To be done >> Locate the word "page" in the data below, then copy every line that holds it.

::::

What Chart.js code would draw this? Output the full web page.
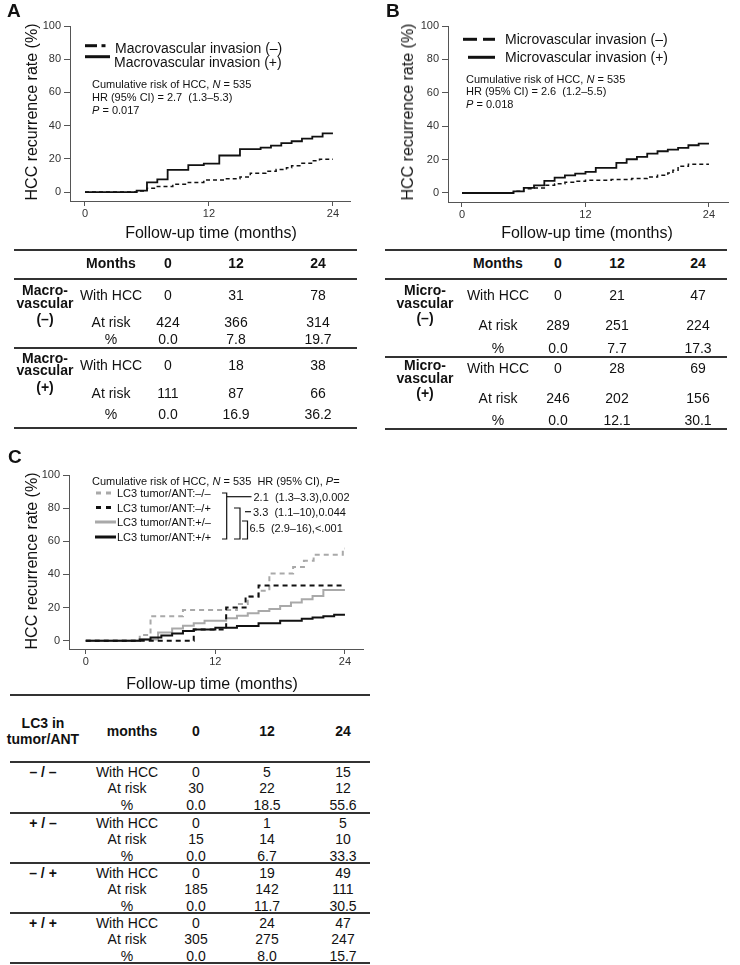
<!DOCTYPE html>
<html>
<head>
<meta charset="utf-8">
<title>HCC recurrence</title>
<script src="https://cdn.jsdelivr.net/npm/chart.js@4.4.1/dist/chart.umd.min.js"></script>
<style>
  body { margin: 0; background: #fff; }
  #page { position: relative; width: 740px; height: 965px; overflow: hidden;
          font-family: 'Liberation Sans', Arial, sans-serif; color: #111; }
  canvas { position: absolute; }
  .t { position: absolute; white-space: nowrap; line-height: 1; }
  .rule { position: absolute; height: 2px; background: #333; }
</style>
</head>
<body>
<div id="page">
  <canvas id="chartA" width="370" height="250" style="left:0;top:0"></canvas>
  <canvas id="chartB" width="370" height="250" style="left:370px;top:0"></canvas>
  <canvas id="chartC" width="370" height="260" style="left:0;top:440px"></canvas>
</div>
<script>
// axis ticks
const monthTicks = [0, 12, 24];
const riskTicks = [0, 20, 40, 60, 80, 100];

// A - macrovascular invasion, cumulative recurrence (%)
const macroNegTimes = [0, 5, 6, 7, 8.5, 10, 11.5, 13.5, 15, 16, 17.5, 18.5, 19.5, 20, 21, 22, 22.7, 24];
const macroNegRisk  = [0, 0.6, 2.3, 3.3, 4.7, 5.8, 7.2, 8.0, 9.0, 11.3, 12.5, 13.5, 14.7, 15.9, 17.3, 18.9, 19.7, 19.7];
const macroPosTimes = [0, 5, 6, 7, 8, 10, 11.5, 13, 15, 17, 18, 19, 20, 21, 22, 23, 24];
const macroPosRisk  = [0, 0.8, 5.8, 7.6, 13.3, 16.2, 17.1, 22.0, 25.8, 26.8, 27.9, 29.4, 30.6, 32.2, 33.4, 35.3, 35.3];

// B - microvascular invasion
const microNegTimes = [0, 5, 6, 7, 8, 9, 10, 11, 12, 14.5, 16.5, 18, 19, 20, 20.5, 21, 22, 24];
const microNegRisk  = [0, 1.0, 2.6, 3.0, 4.6, 5.6, 6.4, 7.0, 7.6, 8.0, 8.6, 9.6, 10.6, 12.0, 13.6, 16.0, 17.2, 17.2];
const microPosTimes = [0, 5, 6, 7, 8, 9, 10, 11, 12, 13, 15, 16, 17, 18, 19, 20, 21, 22, 23, 24];
const microPosRisk  = [0, 1.0, 3.0, 4.6, 7.2, 9.2, 10.6, 11.6, 12.6, 15.0, 18.0, 20.2, 21.6, 23.6, 25.0, 26.0, 27.0, 28.6, 29.6, 29.6];

// C - LC3 in tumor / adjacent non-tumor (legend order)
const lc3NegNegTimes = [0, 5, 6, 9, 14, 15, 16, 17, 19.2, 20.2, 21.1, 23.8, 24];
const lc3NegNegRisk  = [0, 3.4, 14.8, 18.5, 22.2, 26.5, 30.2, 40.5, 44.5, 48.2, 51.9, 55.6, 55.6];
const lc3NegPosTimes = [0, 10, 13, 14.8, 16, 24];
const lc3NegPosRisk  = [0, 6.7, 20.0, 26.7, 33.3, 33.3];
const lc3PosNegTimes = [0, 5, 6.7, 8, 9, 10, 11, 13, 14, 15, 16, 17, 18, 19, 20, 21, 22, 24];
const lc3PosNegRisk  = [0, 0.8, 5.0, 7.4, 9.0, 10.5, 12.0, 13.5, 15.0, 16.5, 18.0, 19.2, 21.0, 23.0, 25.0, 27.0, 30.6, 30.6];
const lc3PosPosTimes = [0, 5, 6, 7, 8, 9, 10, 12, 14, 16, 18, 20, 21, 22, 23, 24];
const lc3PosPosRisk  = [0, 0.8, 2.0, 3.2, 4.4, 5.8, 6.8, 7.8, 8.9, 10.5, 12.0, 13.3, 14.0, 14.8, 15.7, 15.7];

// number-at-risk tables
const tableMonths = ['0', '12', '24'];
const macroNegWithHcc = [0, 31, 78];
const macroNegAtRisk  = [424, 366, 314];
const macroNegPct     = [0.0, 7.8, 19.7];
const macroPosWithHcc = [0, 18, 38];
const macroPosAtRisk  = [111, 87, 66];
const macroPosPct     = [0.0, 16.9, 36.2];

const microNegWithHcc = [0, 21, 47];
const microNegAtRisk  = [289, 251, 224];
const microNegPct     = [0.0, 7.7, 17.3];
const microPosWithHcc = [0, 28, 69];
const microPosAtRisk  = [246, 202, 156];
const microPosPct     = [0.0, 12.1, 30.1];

const lc3Groups   = ['– / –', '+ / –', '– / +', '+ / +'];
const lc3WithHcc  = [[0, 5, 15], [0, 1, 5], [0, 19, 49], [0, 24, 47]];
const lc3AtRisk   = [[30, 22, 12], [15, 14, 10], [185, 142, 111], [305, 275, 247]];
const lc3Pct      = [[0.0, 18.5, 55.6], [0.0, 6.7, 33.3], [0.0, 11.7, 30.5], [0.0, 8.0, 15.7]];

const FONT = "'Liberation Sans', Arial, sans-serif";
const BLACK = '#111';
const GREY = '#a9a9a9';

const page = document.getElementById('page');

function text(html, x, y, o = {}) {
  const d = document.createElement('div');
  d.className = 't';
  d.innerHTML = html;
  d.style.left = x + 'px';
  d.style.top = y + 'px';
  d.style.fontSize = (o.size || 14) + 'px';
  if (o.bold) d.style.fontWeight = 'bold';
  const ax = o.align === 'left' ? '0' : '-50%';
  d.style.transform = `translate(${ax}, -50%)` + (o.rotate ? ' rotate(-90deg)' : '');
  page.appendChild(d);
}

function rule(x1, x2, y) {
  const d = document.createElement('div');
  d.className = 'rule';
  d.style.left = x1 + 'px';
  d.style.width = (x2 - x1) + 'px';
  d.style.top = (y - 1) + 'px';
  page.appendChild(d);
}

function seg(ctx, pts, color, width) {
  ctx.save();
  ctx.strokeStyle = color;
  ctx.lineWidth = width;
  ctx.beginPath();
  ctx.moveTo(pts[0][0], pts[0][1]);
  for (let i = 1; i < pts.length; i++) ctx.lineTo(pts[i][0], pts[i][1]);
  ctx.stroke();
  ctx.restore();
}

function series(times, values, color, width, dash) {
  return {
    data: times.map((t, i) => ({ x: t, y: values[i] })),
    stepped: true,
    borderColor: color,
    borderWidth: width,
    borderDash: dash || [],
    pointRadius: 0,
    fill: false
  };
}

// frame = plot box inside the canvas + axis ranges
function kmChart(id, frame, datasets, extras) {
  const cv = document.getElementById(id);
  const tickFont = { size: 11, family: FONT };
  return new Chart(cv, {
    type: 'line',
    data: { datasets },
    options: {
      responsive: false,
      animation: false,
      devicePixelRatio: 1,
      layout: {
        padding: {
          left: frame.left - 50,
          right: cv.width - frame.right,
          top: frame.top,
          bottom: cv.height - frame.bottom - 20
        }
      },
      plugins: { legend: { display: false }, tooltip: { enabled: false } },
      scales: {
        x: {
          type: 'linear',
          min: frame.xMin,
          max: frame.xMax,
          afterBuildTicks: s => { s.ticks = monthTicks.map(v => ({ value: v })); },
          afterFit: s => { s.height = 20; },
          grid: { drawOnChartArea: false, tickLength: 5, color: '#555' },
          border: { color: '#555' },
          ticks: { padding: 1, color: '#333', font: tickFont, maxRotation: 0, autoSkip: false }
        },
        y: {
          type: 'linear',
          min: frame.yMin,
          max: 100,
          afterBuildTicks: s => { s.ticks = riskTicks.map(v => ({ value: v })); },
          afterFit: s => { s.width = 50; },
          grid: { drawOnChartArea: false, tickLength: 6, color: '#555' },
          border: { color: '#555' },
          ticks: { padding: 3, color: '#333', font: tickFont }
        }
      }
    },
    plugins: [{ id: 'extras', afterDraw: c => extras(c.ctx) }]
  });
}

// ---------- Panel A ----------
kmChart('chartA',
  { left: 70, right: 350, top: 26, bottom: 201, xMin: -1.45, xMax: 25.65, yMin: -5.4 },
  [
    series(macroPosTimes, macroPosRisk, BLACK, 1.8),
    series(macroNegTimes, macroNegRisk, BLACK, 1.5, [4, 3])
  ],
  ctx => {
    seg(ctx, [[85, 45.7], [97, 45.7]], BLACK, 3);
    seg(ctx, [[101.5, 45.7], [105.5, 45.7]], BLACK, 3);
    seg(ctx, [[85, 56.7], [110, 56.7]], BLACK, 3);
  });

// ---------- Panel B ----------
kmChart('chartB',
  { left: 78, right: 358, top: 26, bottom: 202, xMin: -1.36, xMax: 25.85, yMin: -5.4 },
  [
    series(microPosTimes, microPosRisk, BLACK, 1.8),
    series(microNegTimes, microNegRisk, BLACK, 1.5, [4, 3])
  ],
  ctx => {
    seg(ctx, [[93, 39.3], [107, 39.3]], BLACK, 3);
    seg(ctx, [[113, 39.3], [125, 39.3]], BLACK, 3);
    seg(ctx, [[98, 57.3], [125, 57.3]], BLACK, 3);
  });

// ---------- Panel C ----------
kmChart('chartC',
  { left: 69, right: 363, top: 35, bottom: 209, xMin: -1.55, xMax: 25.67, yMin: -5.0 },
  [
    series(lc3PosPosTimes, lc3PosPosRisk, BLACK, 2),
    series(lc3NegPosTimes, lc3NegPosRisk, BLACK, 2, [5, 4]),
    series(lc3PosNegTimes, lc3PosNegRisk, GREY, 2),
    series(lc3NegNegTimes, lc3NegNegRisk, GREY, 2, [5, 4])
  ],
  ctx => {
    // legend samples
    seg(ctx, [[96, 53], [101, 53]], GREY, 3);
    seg(ctx, [[106, 53], [111, 53]], GREY, 3);
    seg(ctx, [[96, 67.5], [101, 67.5]], BLACK, 3);
    seg(ctx, [[106, 67.5], [111, 67.5]], BLACK, 3);
    seg(ctx, [[95, 82], [116, 82]], GREY, 3);
    seg(ctx, [[95, 97], [116, 97]], BLACK, 3);
    // comparison brackets
    seg(ctx, [[222, 53], [226.7, 53], [226.7, 99], [222, 99]], BLACK, 1.2);
    seg(ctx, [[226.7, 56.7], [251.5, 56.7]], BLACK, 1.2);
    seg(ctx, [[234, 68], [240, 68], [240, 99], [234, 99]], BLACK, 1.2);
    seg(ctx, [[245, 71.7], [251, 71.7]], BLACK, 1.2);
    seg(ctx, [[242, 81], [247.5, 81], [247.5, 99], [242, 99]], BLACK, 1.2);
  });

// ---------- chart texts ----------
text('A', 7, 10, { size: 19, bold: true, align: 'left' });
text('B', 386, 10, { size: 19, bold: true, align: 'left' });
text('C', 8, 456, { size: 19, bold: true, align: 'left' });

text('HCC recurrence rate (%)', 32, 112, { size: 16, rotate: true });
text('HCC recurrence rate (%)', 408, 112, { size: 16, rotate: true });
text('HCC recurrence rate (%)', 32, 561, { size: 16, rotate: true });
text('Follow-up time (months)', 211, 233, { size: 16 });
text('Follow-up time (months)', 587, 233, { size: 16 });
text('Follow-up time (months)', 212, 684, { size: 16 });

text('Macrovascular invasion (–)', 115, 48, { size: 14, align: 'left' });
text('Macrovascular invasion (+)', 114, 62, { size: 14, align: 'left' });
text('Cumulative risk of HCC, <i>N</i> = 535', 92, 84, { size: 11, align: 'left' });
text('HR (95% CI) = 2.7&nbsp; (1.3–5.3)', 92, 97, { size: 11, align: 'left' });
text('<i>P</i> = 0.017', 92, 110, { size: 11, align: 'left' });

text('Microvascular invasion (–)', 505, 39, { size: 14, align: 'left' });
text('Microvascular invasion (+)', 505, 57, { size: 14, align: 'left' });
text('Cumulative risk of HCC, <i>N</i> = 535', 466, 79, { size: 11, align: 'left' });
text('HR (95% CI) = 2.6&nbsp; (1.2–5.5)', 466, 91, { size: 11, align: 'left' });
text('<i>P</i> = 0.018', 466, 104, { size: 11, align: 'left' });

text('Cumulative risk of HCC, <i>N</i> = 535&nbsp; HR (95% CI), <i>P</i>=', 92, 481, { size: 11, align: 'left' });
text('LC3 tumor/ANT:–/–', 117, 493, { size: 11, align: 'left' });
text('LC3 tumor/ANT:–/+', 117, 507.5, { size: 11, align: 'left' });
text('LC3 tumor/ANT:+/–', 117, 522, { size: 11, align: 'left' });
text('LC3 tumor/ANT:+/+', 117, 537, { size: 11, align: 'left' });
text('2.1&nbsp; (1.3–3.3),0.002', 253.5, 497, { size: 11, align: 'left' });
text('3.3&nbsp; (1.1–10),0.044', 253, 511.7, { size: 11, align: 'left' });
text('6.5&nbsp; (2.9–16),&lt;.001', 249.5, 527.5, { size: 11, align: 'left' });

// ---------- tables ----------
const rowNames = ['With HCC', 'At risk', '%'];
function fmtRow(vals, i) { return i === 2 ? vals.map(v => v.toFixed(1)) : vals.map(String); }

function groupRows(rows, rowY, labelX, colX) {
  rows.forEach((vals, i) => {
    text(rowNames[i], labelX, rowY[i]);
    fmtRow(vals, i).forEach((v, j) => text(v, colX[j], rowY[i]));
  });
}

// A
[250, 279, 348.3, 428.3].forEach(y => rule(14, 357, y));
text('Months', 111, 263, { bold: true });
tableMonths.forEach((m, j) => text(m, [168, 236, 318][j], 263, { bold: true }));
['Macro-', 'vascular', '(–)'].forEach((s, i) => text(s, 45, [290, 302.7, 319.3][i], { bold: true }));
['Macro-', 'vascular', '(+)'].forEach((s, i) => text(s, 45, [358.3, 370, 386.7][i], { bold: true }));
groupRows([macroNegWithHcc, macroNegAtRisk, macroNegPct], [295, 321.7, 339.3], 111, [168, 236, 318]);
groupRows([macroPosWithHcc, macroPosAtRisk, macroPosPct], [365, 393.3, 414], 111, [168, 236, 318]);

// B
[250, 279, 356.7, 429.3].forEach(y => rule(385, 727, y));
text('Months', 498, 263, { bold: true });
tableMonths.forEach((m, j) => text(m, [558, 617, 698][j], 263, { bold: true }));
['Micro-', 'vascular', '(–)'].forEach((s, i) => text(s, 425, [290, 302.7, 318.3][i], { bold: true }));
['Micro-', 'vascular', '(+)'].forEach((s, i) => text(s, 425, [365, 378.3, 393.3][i], { bold: true }));
groupRows([microNegWithHcc, microNegAtRisk, microNegPct], [295, 325, 348.3], 498, [558, 617, 698]);
groupRows([microPosWithHcc, microPosAtRisk, microPosPct], [368.3, 398.3, 420], 498, [558, 617, 698]);

// C
[695, 761.7, 812.7, 863.3, 913.3, 963.3].forEach(y => rule(10, 370, y));
text('LC3 in', 43, 723.3, { bold: true });
text('tumor/ANT', 43, 739, { bold: true });
text('months', 132, 731, { bold: true });
tableMonths.forEach((m, j) => text(m, [196, 267, 343][j], 731, { bold: true }));
lc3Groups.forEach((g, k) => {
  const y0 = [771.7, 822.7, 872.7, 922.7][k];
  text(g, 43, y0, { bold: true });
  groupRows([lc3WithHcc[k], lc3AtRisk[k], lc3Pct[k]], [y0, y0 + 16.6, y0 + 33.3], 127, [196, 267, 343]);
});
</script>
</body>
</html>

::::

Written answer >>
What Chart.js code would draw this? Output the full web page.
  #page { position: relative; width: 740px; height: 965px; overflow: hidden;
<div id="page">
const page = document.getElementById('page');
  page.appendChild(d);
  page.appendChild(d);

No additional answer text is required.